I've been publishing a website for years using Frontpage 2000.

For no reason I am now getting this message: '550 Can't change directory to htdocs: No such file or directory'.

It drives me nuts. I haven't changed a thing. I'm just trying to do what I've done a thousand times before. I know that these errors sometimes get thrown up for no reason. For example, I sometimes get an 'invalid password' message when I have used the CORRECT password.

I've learnt to wait a while, go back to it and often the problem has gone away - suggesting there was a temporary server or network congestion problem, or something.

This one seems to be persisting, though.

Any help appreciated of course.


----------



## sobeit (Nov 11, 2007)

if the problem is going away by itself, it sounds like its with the hosting service.
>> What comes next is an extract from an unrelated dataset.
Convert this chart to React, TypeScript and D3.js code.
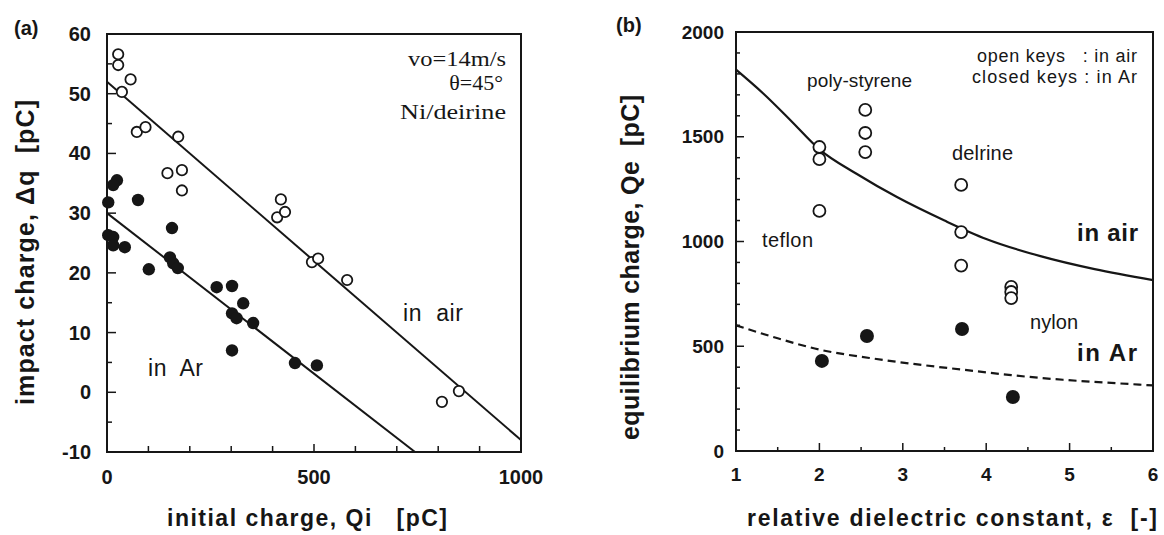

You may need to ask them what is going on.


----------



## BunkerGuy (Oct 13, 2007)

Thanks for that.

Yes, it was indeed a hosting problem.

They reset the 'file permissions' and problem rectified.

Thanks again.


----------



## sobeit (Nov 11, 2007)

glad the problems solved and thanks for letting us know.


----------



## top5hosting.com (Jun 4, 2008)

If you ever in future get a problem that you are unable to publish a directory, or upload a file, think "file permissions". Have you considered upgrading to a later version of Frontpage yet? Although the Fundis don't like it, a large number of our customers still like to use Frontpage...


----------